Meet Canada’s World Junior Invitees – Forwards

Earlier this week, the selection process started for Hockey Canada and their Under-20 World Junior team as they announced the 32 players that were invited to the selection camp. The list includes 19 forwards, 10 defence and three goaltenders.

For a number of hockey fans in Canada (and around the world), the World Juniors has become a holiday tradition – starting a Boxing Day and running into the new year. With that in mind, it’s never too early to get to know the forwards that will be suit up for (or against) your country.

Mathew Barzal (Seattle Thunderbirds, WHL)

In 2015, Barzal was a first round selection of the New York Islanders – 16th overall. While he’s only played two games for his NHL club (both earlier this season) Barzal’s had significant success at the junior level.

Over the past three seasons, he’s recorded three 50-point campaigns with the WHL’s Seattle Thunderbirds. In fact, from the 2013-14 season to the 2015-16 season, Barzal’s notched 199 points (53g-146a) in 161 regular season games.

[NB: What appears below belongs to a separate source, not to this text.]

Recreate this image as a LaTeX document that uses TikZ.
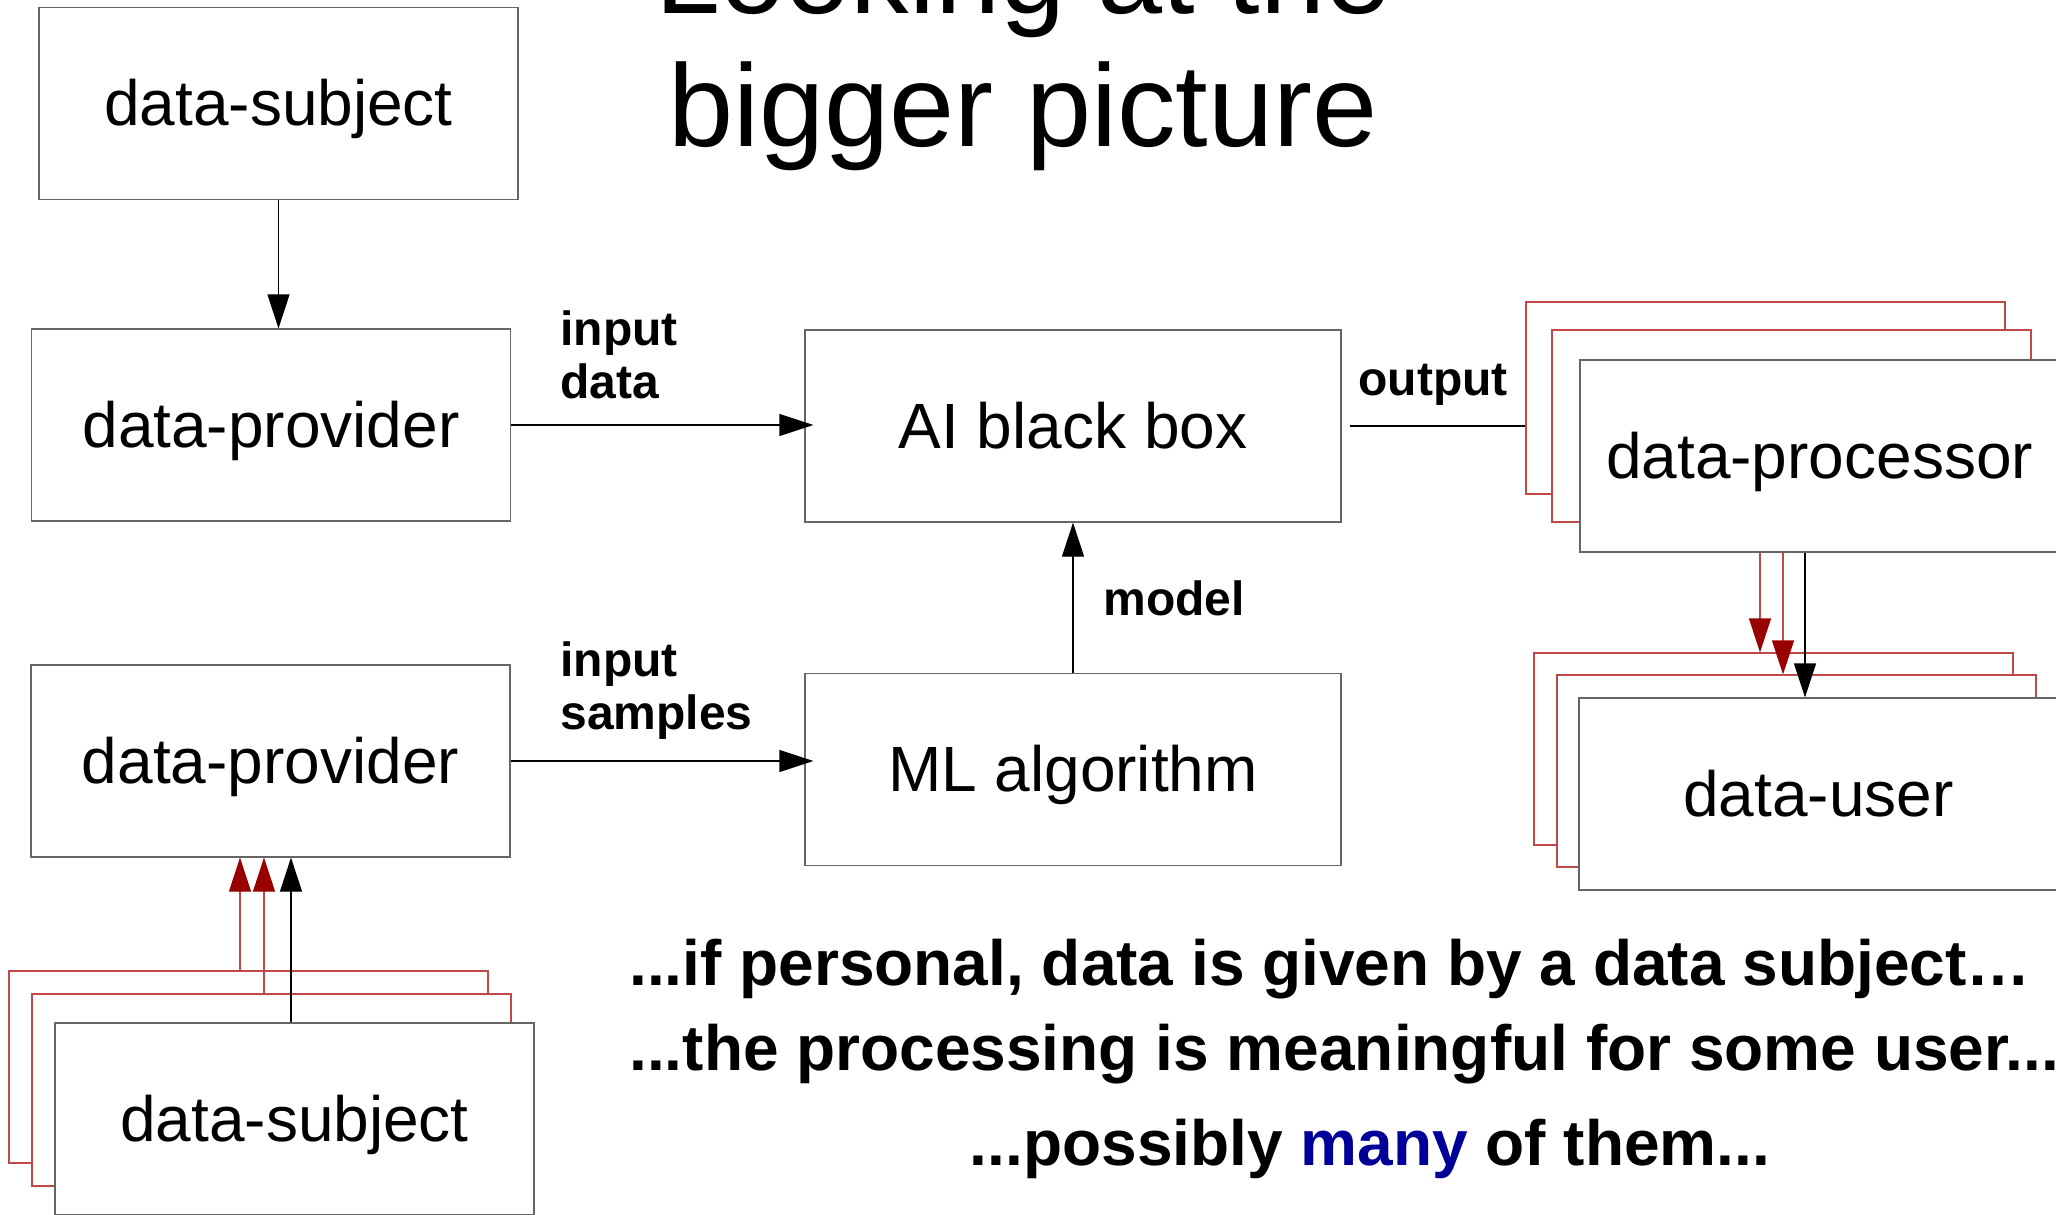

So far this season, the centre has 11 points (1g-10a) in just eight games for the Thunderbirds and will look to carry that success to the World Junior for his second stint in the under-20 tournament. Last year, he recorded just three points (2g-1a) in five games for a Canadian team that had a disappointing sixth place finish at the tournament.

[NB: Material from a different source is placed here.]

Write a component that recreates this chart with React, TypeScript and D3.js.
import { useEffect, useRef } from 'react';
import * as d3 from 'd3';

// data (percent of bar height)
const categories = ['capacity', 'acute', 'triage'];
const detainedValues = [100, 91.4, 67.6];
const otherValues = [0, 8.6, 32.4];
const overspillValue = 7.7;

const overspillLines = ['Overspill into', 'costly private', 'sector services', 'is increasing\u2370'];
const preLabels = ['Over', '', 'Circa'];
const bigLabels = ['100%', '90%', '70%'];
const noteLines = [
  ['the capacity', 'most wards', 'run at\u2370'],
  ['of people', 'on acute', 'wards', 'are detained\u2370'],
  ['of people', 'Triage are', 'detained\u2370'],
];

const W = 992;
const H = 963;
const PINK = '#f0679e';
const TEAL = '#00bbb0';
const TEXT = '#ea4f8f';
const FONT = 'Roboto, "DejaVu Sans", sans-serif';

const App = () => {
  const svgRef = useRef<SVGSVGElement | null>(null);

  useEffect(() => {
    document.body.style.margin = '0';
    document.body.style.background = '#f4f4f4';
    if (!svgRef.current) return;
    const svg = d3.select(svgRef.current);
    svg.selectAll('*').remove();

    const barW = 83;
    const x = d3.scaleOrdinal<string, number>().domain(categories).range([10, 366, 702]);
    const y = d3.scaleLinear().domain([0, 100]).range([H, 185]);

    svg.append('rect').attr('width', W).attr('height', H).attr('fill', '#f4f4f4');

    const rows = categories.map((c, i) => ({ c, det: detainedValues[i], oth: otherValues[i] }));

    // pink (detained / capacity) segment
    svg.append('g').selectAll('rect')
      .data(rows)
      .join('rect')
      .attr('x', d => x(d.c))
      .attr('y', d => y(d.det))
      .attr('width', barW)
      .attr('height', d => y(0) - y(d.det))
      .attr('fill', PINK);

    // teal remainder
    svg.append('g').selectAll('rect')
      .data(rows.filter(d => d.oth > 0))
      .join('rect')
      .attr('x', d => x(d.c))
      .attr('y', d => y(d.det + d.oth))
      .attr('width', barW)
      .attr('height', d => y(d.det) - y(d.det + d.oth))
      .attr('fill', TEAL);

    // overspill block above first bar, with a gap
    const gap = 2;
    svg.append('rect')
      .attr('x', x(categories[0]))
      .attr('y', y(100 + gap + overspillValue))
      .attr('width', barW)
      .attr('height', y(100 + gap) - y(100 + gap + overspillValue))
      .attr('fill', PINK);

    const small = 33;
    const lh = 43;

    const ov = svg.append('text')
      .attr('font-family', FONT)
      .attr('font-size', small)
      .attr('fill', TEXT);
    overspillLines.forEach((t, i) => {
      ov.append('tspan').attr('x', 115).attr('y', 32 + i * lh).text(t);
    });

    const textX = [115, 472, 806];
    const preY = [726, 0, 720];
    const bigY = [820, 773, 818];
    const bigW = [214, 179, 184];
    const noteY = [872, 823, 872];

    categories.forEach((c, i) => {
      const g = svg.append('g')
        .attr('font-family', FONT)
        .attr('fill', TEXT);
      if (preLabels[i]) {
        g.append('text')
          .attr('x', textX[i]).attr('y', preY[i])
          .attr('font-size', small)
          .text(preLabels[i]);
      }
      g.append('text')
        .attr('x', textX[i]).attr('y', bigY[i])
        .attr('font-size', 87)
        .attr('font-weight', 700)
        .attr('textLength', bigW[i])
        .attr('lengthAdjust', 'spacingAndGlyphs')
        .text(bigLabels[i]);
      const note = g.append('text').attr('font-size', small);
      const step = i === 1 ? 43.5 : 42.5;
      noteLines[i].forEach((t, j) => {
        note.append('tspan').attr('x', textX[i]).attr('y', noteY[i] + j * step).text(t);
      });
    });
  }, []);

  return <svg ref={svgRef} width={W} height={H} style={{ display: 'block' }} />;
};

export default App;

Anthony Cirelli (Oshawa Generals, OHL)

One of the many OHL representatives on this list, Cirelli is a 2015 third round pick of the Tampa Bay Lightning (72nd overall). A native of Woodbridge, Ontario, Cirelli captains the OHL’s Oshawa Generals and has since the beginning of the 2015-16 season.

Currently in his third season with the Generals, the centre also saw three games with the AHL’s Syracuse Crunch to close out the season last year without recording a point. However, in his three seasons with Oshawa, Cirelli has recorded 125 points (47g-78a) in 152 regular season games.

This season, he’s on pace for a career year with 30 points (13g-17a) in just 22 games so far. In a high-powered, offensive league he ranks 15th among league scoring. While he’s never been a part of the World Junior team, Canada may have swiped the 19-year-old in the midst of his coming out party.

Pierre-Luc Dubois, Cape Breton Screaming Eagles, WHL, Team Canada, World Junior Championship
Pierre-Luc Dubois is almost a lock to make Team Canada for this year’s Under-20 World Junior Championship. (Mike Sullivan/Cape Breton Screaming Eagles)

Dillon Dubé (Kelowna Rockets, WHL)

Taken just this past year by the Calgary Flames as their second-round selection in the 2016 NHL Entry Draft, Dubé has made a name for himself in the WHL with the Kelowna Rockets.

He’s currently in his third season with the Rockets, Dubé is coming off a career year in which he recorded 66 points (26g-40a) in 65 games. While he’s only appeared in six games so far this season for Kelowna, the 18-year-old centre-winger mix has a goal and seven points.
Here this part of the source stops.